Development vs Production
Development work benefits the entire organization. Consider subsidizing development costs from a central budget rather than charging teams fully. This approach encourages experimentation.
Changing Team Structures
Organizations reorganize. Ensure your allocation system can handle team changes—mergers, splits, or renames—without losing historical data.
Best Practices
Start Simple
Begin with basic team-level allocation. Add complexity only when needed. Over-complicated allocation systems are hard to maintain and understand.
Make It Transparent
Teams should understand how costs are allocated. Publish allocation rules and provide tools for teams to verify their charges. Transparency builds trust.
Review Regularly
Allocation rules should evolve with your organization. Review quarterly to ensure rules remain fair and relevant.
Conclusion
Cost allocation transforms AI spending from an opaque shared expense into clear, actionable data.
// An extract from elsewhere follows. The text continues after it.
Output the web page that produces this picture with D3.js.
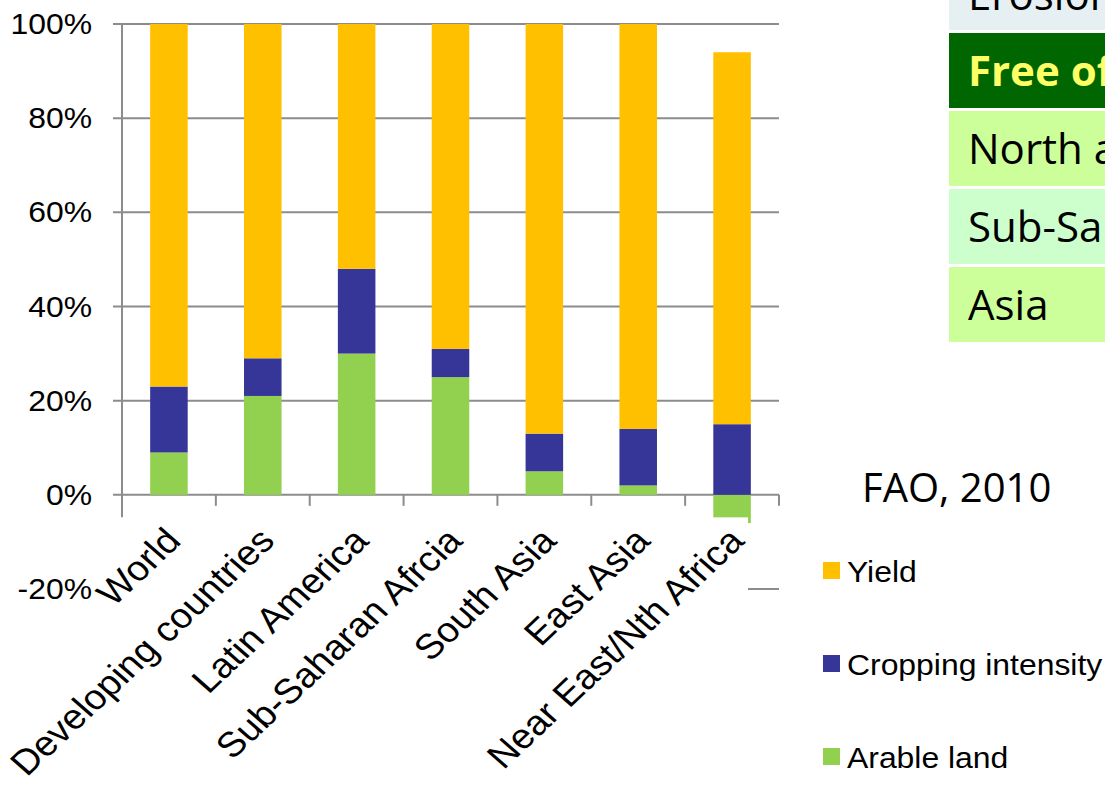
<!DOCTYPE html>
<html>
<head>
<meta charset="utf-8">
<script src="https://cdn.jsdelivr.net/npm/d3@7"></script>
<style>
  body { margin: 0; background: #fff; }
  svg { display: block; }
</style>
</head>
<body>
<div class="chart"></div>
<script>
// data
var categories = ["World", "Developing countries", "Latin America", "Sub-Saharan Afrcia", "South Asia", "East Asia", "Near East/Nth Africa"];
var arable   = [9, 21, 30, 25, 5, 2, -6];
var cropping = [14, 8, 18, 6, 8, 12, 15];
var yieldVal = [77, 71, 52, 69, 87, 86, 79];
var seriesNames = ["Arable land", "Cropping intensity", "Yield"];
var seriesColors = ["#92d050", "#363699", "#ffc000"];
var yTicks = [-20, 0, 20, 40, 60, 80, 100];

var tableLabels = ["Erosion", "Free of", "North a", "Sub-Sah", "Asia"];
var tableFills  = ["#e6f0f2", "#006600", "#ccff99", "#ccffcc", "#ccff99"];
var tableText   = ["#000", "#ffff66", "#000", "#000", "#000"];
var sourceNote  = "FAO, 2010";

var width = 1105, height = 786;
var plot = {left: 122, right: 779, top: 24, bottom: 589};
var sx = 1.1; // picture is a bit stretched sideways

var rows = categories.map(function(c, i) {
  return {cat: c, "Arable land": arable[i], "Cropping intensity": cropping[i], "Yield": yieldVal[i]};
});

var stack = d3.stack()
  .keys(seriesNames)
  .offset(d3.stackOffsetDiverging);
var layers = stack(rows);

var x = d3.scaleBand()
  .domain(categories)
  .range([plot.left, plot.right])
  .paddingInner(0.6)
  .paddingOuter(0.3);

var y = d3.scaleLinear()
  .domain([-20, 100])
  .range([plot.bottom, plot.top]);

var svg = d3.select(".chart").append("svg")
  .attr("width", width)
  .attr("height", height);

// gridlines + y ticks
svg.append("g")
  .selectAll("line")
  .data(yTicks)
  .enter().append("line")
    .attr("x1", plot.left - 9)
    .attr("x2", plot.right)
    .attr("y1", function(d) { return y(d); })
    .attr("y2", function(d) { return y(d); })
    .style("stroke", "#8c8c8c")
    .style("stroke-width", 2);

// bars
svg.append("g")
  .selectAll("g")
  .data(layers)
  .enter().append("g")
    .style("fill", function(d, i) { return seriesColors[i]; })
  .selectAll("rect")
  .data(function(d) { return d; })
  .enter().append("rect")
    .attr("x", function(d) { return x(d.data.cat); })
    .attr("width", x.bandwidth())
    .attr("y", function(d) { return y(Math.max(d[0], d[1])); })
    .attr("height", function(d) { return Math.abs(y(d[0]) - y(d[1])); });

// y axis line
svg.append("line")
  .attr("x1", plot.left).attr("x2", plot.left)
  .attr("y1", plot.top).attr("y2", y(0) + 23)
  .style("stroke", "#8c8c8c")
  .style("stroke-width", 2);

// category tick marks under zero line
var step = x.step();
svg.append("g")
  .selectAll("line")
  .data(categories)
  .enter().append("line")
    .attr("x1", function(d) { return x(d) - x.paddingOuter() * step + step; })
    .attr("x2", function(d) { return x(d) - x.paddingOuter() * step + step; })
    .attr("y1", y(0))
    .attr("y2", y(0) + 11)
    .style("stroke", "#8c8c8c")
    .style("stroke-width", 2);

// white block over the lower part of the plot (as in the slide)
svg.append("rect")
  .attr("x", 98)
  .attr("y", y(0) + 22.5)
  .attr("width", 748 - 98)
  .attr("height", height)
  .style("fill", "#fff");

// y tick labels
svg.append("g")
  .selectAll("text")
  .data(yTicks)
  .enter().append("text")
    .attr("transform", function(d) { return "translate(92," + y(d) + ") scale(" + sx + ",1)"; })
    .attr("dy", "0.35em")
    .attr("text-anchor", "end")
    .style("font-family", "'Liberation Sans', Arial, sans-serif")
    .style("font-size", "29px")
    .text(function(d) { return d + "%"; });

// category labels
svg.append("g")
  .selectAll("text")
  .data(categories)
  .enter().append("text")
    .attr("transform", function(d) {
      return "translate(" + (x(d) + x.bandwidth() / 2 + 4) + ",534) scale(" + sx + ",1) rotate(-46)";
    })
    .attr("dy", "0.35em")
    .attr("text-anchor", "end")
    .style("font-family", "'Liberation Sans', Arial, sans-serif")
    .style("font-size", "35px")
    .text(function(d) { return d; });

// table on the right
var table = svg.append("g");
table.selectAll("rect")
  .data(tableLabels)
  .enter().append("rect")
    .attr("x", 949)
    .attr("y", function(d, i) { return i === 0 ? -45 : 33 + (i - 1) * 78; })
    .attr("width", width - 949)
    .attr("height", 75)
    .style("fill", function(d, i) { return tableFills[i]; });
table.selectAll("text")
  .data(tableLabels)
  .enter().append("text")
    .attr("x", 968)
    .attr("y", function(d, i) { return i === 0 ? 10 : 33 + (i - 1) * 78 + 53; })
    .style("font-family", "'Open Sans', sans-serif")
    .style("font-size", "42px")
    .style("font-weight", function(d, i) { return i === 1 ? "bold" : "normal"; })
    .style("fill", function(d, i) { return tableText[i]; })
    .text(function(d) { return d; });

// source note
svg.append("text")
  .attr("x", 862)
  .attr("y", 502)
  .style("font-family", "'Open Sans', sans-serif")
  .style("font-size", "40px")
  .text(sourceNote);

// legend (top to bottom: Yield, Cropping, Arable)
var legendOrder = [2, 1, 0];
var legend = svg.append("g")
  .selectAll("g")
  .data(legendOrder)
  .enter().append("g")
    .attr("transform", function(d, i) { return "translate(823," + (562 + i * 93) + ")"; });
legend.append("rect")
  .attr("width", 17)
  .attr("height", 17)
  .style("fill", function(d) { return seriesColors[d]; });
legend.append("text")
  .attr("transform", "translate(24,20) scale(" + sx + ",1)")
  .style("font-family", "'Liberation Sans', Arial, sans-serif")
  .style("font-size", "29px")
  .text(function(d) { return seriesNames[d]; });
</script>
</body>
</html>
By allocating costs fairly and providing visibility, you enable teams to optimize their spending while maintaining accountability.
AgentWall provides flexible, multi-dimensional cost allocation with automatic tracking, team dashboards, and budget enforcement. Start allocating costs today and bring transparency to your AI spending.
Frequently Asked Questions
Start with team-level allocation. Add project, environment, or customer dimensions only if you need that visibility. More granularity means more complexity—balance detail with maintainability.
It depends on your culture. Some organizations charge teams for all usage to drive efficiency. Others subsidize development to encourage experimentation. Choose based on your priorities.
Allocate based on usage when possible. If a shared agent serves multiple teams, track which team triggered each request. For truly shared overhead, use proportional allocation.
Yes, but maintain historical data under old rules for consistency. When changing rules, clearly communicate the change and its effective date. AgentWall supports rule versioning for this purpose.